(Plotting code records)

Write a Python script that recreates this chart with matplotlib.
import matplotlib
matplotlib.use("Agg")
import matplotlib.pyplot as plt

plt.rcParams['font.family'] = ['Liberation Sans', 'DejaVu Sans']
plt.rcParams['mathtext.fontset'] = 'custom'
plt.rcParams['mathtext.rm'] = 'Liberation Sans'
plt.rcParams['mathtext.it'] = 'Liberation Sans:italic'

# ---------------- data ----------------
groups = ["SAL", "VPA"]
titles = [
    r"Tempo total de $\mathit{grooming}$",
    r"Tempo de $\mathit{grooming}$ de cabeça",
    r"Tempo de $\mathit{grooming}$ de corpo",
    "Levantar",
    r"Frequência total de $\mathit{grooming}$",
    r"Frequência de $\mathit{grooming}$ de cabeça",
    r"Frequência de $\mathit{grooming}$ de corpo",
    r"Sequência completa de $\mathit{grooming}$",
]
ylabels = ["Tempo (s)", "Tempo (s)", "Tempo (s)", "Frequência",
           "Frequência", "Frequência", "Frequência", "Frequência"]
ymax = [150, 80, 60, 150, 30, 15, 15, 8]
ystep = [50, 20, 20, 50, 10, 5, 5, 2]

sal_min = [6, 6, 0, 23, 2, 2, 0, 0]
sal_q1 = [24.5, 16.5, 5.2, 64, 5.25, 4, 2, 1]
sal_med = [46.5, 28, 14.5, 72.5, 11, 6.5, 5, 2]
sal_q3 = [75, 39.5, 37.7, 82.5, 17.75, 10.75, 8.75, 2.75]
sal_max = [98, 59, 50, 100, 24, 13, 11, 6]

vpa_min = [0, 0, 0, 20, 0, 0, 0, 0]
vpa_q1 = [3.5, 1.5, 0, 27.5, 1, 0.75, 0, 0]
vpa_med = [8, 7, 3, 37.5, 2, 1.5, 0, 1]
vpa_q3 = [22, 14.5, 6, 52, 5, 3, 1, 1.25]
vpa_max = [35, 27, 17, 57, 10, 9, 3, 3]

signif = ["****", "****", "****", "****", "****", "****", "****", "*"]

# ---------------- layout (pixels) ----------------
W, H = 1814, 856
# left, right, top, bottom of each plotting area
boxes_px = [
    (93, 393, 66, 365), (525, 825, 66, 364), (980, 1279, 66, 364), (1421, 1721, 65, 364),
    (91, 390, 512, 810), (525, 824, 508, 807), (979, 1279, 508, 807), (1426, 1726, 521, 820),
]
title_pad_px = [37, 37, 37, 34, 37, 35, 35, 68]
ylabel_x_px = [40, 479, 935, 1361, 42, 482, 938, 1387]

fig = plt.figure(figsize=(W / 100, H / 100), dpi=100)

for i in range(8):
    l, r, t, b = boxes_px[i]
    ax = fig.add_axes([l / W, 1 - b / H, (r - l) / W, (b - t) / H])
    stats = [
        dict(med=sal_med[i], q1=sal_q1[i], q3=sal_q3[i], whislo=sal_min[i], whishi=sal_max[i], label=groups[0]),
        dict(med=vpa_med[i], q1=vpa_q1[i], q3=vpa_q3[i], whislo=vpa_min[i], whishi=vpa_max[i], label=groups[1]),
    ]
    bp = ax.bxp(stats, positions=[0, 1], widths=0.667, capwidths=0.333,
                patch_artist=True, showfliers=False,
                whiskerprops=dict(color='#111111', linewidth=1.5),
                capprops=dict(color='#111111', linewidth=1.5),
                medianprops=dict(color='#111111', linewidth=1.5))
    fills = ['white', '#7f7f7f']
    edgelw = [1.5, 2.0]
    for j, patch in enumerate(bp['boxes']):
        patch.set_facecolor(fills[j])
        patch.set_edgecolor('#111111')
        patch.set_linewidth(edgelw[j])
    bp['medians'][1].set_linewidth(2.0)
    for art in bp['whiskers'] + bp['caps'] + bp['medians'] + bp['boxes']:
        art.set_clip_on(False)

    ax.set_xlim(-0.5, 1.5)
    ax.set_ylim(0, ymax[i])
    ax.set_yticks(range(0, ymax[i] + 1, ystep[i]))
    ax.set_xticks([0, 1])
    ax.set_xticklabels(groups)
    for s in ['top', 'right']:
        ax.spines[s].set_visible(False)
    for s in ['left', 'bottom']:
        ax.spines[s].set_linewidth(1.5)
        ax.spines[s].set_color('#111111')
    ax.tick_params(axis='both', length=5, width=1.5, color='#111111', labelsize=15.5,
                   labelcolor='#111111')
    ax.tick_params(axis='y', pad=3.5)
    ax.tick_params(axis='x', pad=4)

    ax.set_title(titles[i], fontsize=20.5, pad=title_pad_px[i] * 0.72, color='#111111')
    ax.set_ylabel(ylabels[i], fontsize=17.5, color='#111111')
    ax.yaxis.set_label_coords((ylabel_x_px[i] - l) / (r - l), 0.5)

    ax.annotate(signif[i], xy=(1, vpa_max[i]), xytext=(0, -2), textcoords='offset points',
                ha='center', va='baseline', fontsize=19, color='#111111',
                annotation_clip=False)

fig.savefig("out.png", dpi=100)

---

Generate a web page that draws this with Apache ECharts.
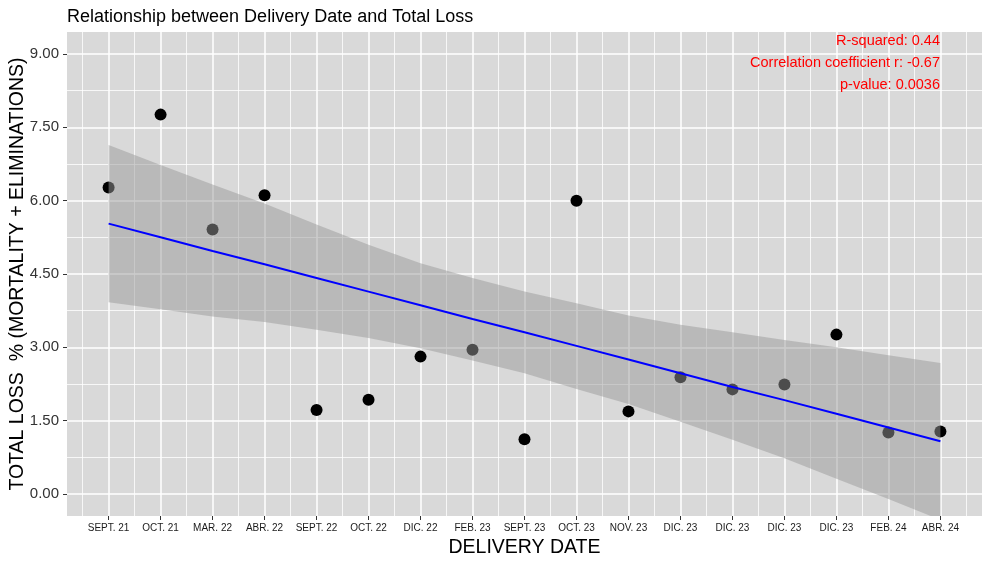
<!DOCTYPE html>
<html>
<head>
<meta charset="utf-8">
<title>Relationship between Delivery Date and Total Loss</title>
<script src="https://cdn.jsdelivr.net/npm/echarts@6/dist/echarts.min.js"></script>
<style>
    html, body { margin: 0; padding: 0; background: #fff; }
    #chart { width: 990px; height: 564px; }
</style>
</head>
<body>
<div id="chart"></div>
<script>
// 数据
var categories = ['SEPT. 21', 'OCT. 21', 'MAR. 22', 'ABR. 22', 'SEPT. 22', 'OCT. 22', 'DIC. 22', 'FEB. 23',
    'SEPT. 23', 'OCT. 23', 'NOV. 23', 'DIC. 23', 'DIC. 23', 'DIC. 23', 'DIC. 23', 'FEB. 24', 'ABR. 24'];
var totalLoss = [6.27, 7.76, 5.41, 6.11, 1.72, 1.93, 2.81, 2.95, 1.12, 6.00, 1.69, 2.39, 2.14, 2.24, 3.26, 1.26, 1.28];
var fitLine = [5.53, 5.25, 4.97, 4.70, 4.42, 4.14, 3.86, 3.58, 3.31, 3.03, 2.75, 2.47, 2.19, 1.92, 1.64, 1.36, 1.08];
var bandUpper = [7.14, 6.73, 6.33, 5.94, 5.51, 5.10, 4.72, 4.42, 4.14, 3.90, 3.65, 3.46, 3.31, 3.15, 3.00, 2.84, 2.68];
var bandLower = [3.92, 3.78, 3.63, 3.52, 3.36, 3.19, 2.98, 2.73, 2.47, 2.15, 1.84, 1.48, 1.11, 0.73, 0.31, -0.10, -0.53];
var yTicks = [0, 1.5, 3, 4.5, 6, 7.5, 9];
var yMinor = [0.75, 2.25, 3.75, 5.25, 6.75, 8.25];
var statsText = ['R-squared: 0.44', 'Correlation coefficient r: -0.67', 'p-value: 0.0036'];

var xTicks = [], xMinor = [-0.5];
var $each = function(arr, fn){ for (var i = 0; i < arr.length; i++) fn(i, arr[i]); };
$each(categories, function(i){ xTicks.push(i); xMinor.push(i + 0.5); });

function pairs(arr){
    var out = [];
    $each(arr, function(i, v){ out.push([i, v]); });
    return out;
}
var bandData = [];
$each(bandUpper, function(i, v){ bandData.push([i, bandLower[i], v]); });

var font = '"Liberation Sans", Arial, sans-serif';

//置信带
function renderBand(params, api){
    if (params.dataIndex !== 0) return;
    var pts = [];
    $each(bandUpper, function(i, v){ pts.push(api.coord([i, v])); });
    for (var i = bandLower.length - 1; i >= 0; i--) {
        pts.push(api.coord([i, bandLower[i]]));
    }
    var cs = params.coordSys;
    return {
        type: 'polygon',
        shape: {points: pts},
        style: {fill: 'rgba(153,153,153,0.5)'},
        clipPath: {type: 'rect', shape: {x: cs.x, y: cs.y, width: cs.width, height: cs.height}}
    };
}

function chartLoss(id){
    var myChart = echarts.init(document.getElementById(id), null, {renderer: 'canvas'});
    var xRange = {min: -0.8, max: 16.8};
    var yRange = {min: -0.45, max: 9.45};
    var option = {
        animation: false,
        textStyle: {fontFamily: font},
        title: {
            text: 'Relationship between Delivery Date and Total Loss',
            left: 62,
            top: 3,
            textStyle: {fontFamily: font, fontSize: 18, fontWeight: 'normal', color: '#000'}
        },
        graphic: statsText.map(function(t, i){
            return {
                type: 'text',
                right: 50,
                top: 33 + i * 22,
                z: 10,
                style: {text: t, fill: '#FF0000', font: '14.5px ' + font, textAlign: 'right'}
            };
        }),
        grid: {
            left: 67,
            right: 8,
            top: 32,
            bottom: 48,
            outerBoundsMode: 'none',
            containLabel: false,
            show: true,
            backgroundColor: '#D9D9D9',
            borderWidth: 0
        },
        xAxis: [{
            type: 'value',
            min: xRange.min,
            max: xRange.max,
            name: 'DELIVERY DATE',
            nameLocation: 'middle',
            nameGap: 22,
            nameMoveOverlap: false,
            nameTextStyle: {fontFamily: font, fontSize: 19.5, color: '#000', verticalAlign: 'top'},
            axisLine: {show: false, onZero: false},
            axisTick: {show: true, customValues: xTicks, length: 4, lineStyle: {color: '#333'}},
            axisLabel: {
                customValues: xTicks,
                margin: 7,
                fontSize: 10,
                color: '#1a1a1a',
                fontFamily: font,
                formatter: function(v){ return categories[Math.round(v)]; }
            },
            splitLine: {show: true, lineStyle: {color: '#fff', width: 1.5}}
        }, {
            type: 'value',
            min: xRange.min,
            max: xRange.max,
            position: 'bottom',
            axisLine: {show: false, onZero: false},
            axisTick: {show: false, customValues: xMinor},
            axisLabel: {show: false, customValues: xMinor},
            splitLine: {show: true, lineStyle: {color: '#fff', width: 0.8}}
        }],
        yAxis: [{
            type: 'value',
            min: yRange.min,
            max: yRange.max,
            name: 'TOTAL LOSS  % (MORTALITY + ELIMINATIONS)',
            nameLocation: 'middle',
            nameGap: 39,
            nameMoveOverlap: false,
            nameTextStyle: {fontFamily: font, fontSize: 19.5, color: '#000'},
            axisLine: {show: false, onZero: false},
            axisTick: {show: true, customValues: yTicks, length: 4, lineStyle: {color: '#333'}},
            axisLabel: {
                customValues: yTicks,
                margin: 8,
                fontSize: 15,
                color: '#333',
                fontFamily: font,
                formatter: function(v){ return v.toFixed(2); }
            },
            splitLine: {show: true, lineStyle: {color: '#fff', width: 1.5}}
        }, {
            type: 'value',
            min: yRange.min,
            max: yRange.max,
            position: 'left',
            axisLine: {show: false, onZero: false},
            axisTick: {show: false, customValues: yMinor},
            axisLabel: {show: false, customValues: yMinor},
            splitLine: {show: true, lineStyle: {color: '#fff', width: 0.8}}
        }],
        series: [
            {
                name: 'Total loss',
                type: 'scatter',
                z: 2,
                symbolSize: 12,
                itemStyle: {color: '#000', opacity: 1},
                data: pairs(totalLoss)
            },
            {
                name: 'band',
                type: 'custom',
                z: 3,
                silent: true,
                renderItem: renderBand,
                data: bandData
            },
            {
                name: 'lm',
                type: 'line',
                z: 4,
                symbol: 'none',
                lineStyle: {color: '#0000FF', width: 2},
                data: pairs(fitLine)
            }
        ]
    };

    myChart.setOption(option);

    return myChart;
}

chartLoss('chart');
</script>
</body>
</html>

- DIRECTION
The lines you need run from the one containing "Generate a web" down to the one containing "var statsText = ['R-squared: 0.44', 'Correlation"; print them exactly, both ends included, and leave out pictures.

- RESPONSE TO THE TASK
Generate a web page that draws this with Apache ECharts.
<!DOCTYPE html>
<html>
<head>
<meta charset="utf-8">
<title>Relationship between Delivery Date and Total Loss</title>
<script src="https://cdn.jsdelivr.net/npm/echarts@6/dist/echarts.min.js"></script>
<style>
    html, body { margin: 0; padding: 0; background: #fff; }
    #chart { width: 990px; height: 564px; }
</style>
</head>
<body>
<div id="chart"></div>
<script>
// 数据
var categories = ['SEPT. 21', 'OCT. 21', 'MAR. 22', 'ABR. 22', 'SEPT. 22', 'OCT. 22', 'DIC. 22', 'FEB. 23',
    'SEPT. 23', 'OCT. 23', 'NOV. 23', 'DIC. 23', 'DIC. 23', 'DIC. 23', 'DIC. 23', 'FEB. 24', 'ABR. 24'];
var totalLoss = [6.27, 7.76, 5.41, 6.11, 1.72, 1.93, 2.81, 2.95, 1.12, 6.00, 1.69, 2.39, 2.14, 2.24, 3.26, 1.26, 1.28];
var fitLine = [5.53, 5.25, 4.97, 4.70, 4.42, 4.14, 3.86, 3.58, 3.31, 3.03, 2.75, 2.47, 2.19, 1.92, 1.64, 1.36, 1.08];
var bandUpper = [7.14, 6.73, 6.33, 5.94, 5.51, 5.10, 4.72, 4.42, 4.14, 3.90, 3.65, 3.46, 3.31, 3.15, 3.00, 2.84, 2.68];
var bandLower = [3.92, 3.78, 3.63, 3.52, 3.36, 3.19, 2.98, 2.73, 2.47, 2.15, 1.84, 1.48, 1.11, 0.73, 0.31, -0.10, -0.53];
var yTicks = [0, 1.5, 3, 4.5, 6, 7.5, 9];
var yMinor = [0.75, 2.25, 3.75, 5.25, 6.75, 8.25];
var statsText = ['R-squared: 0.44', 'Correlation coefficient r: -0.67', 'p-value: 0.0036'];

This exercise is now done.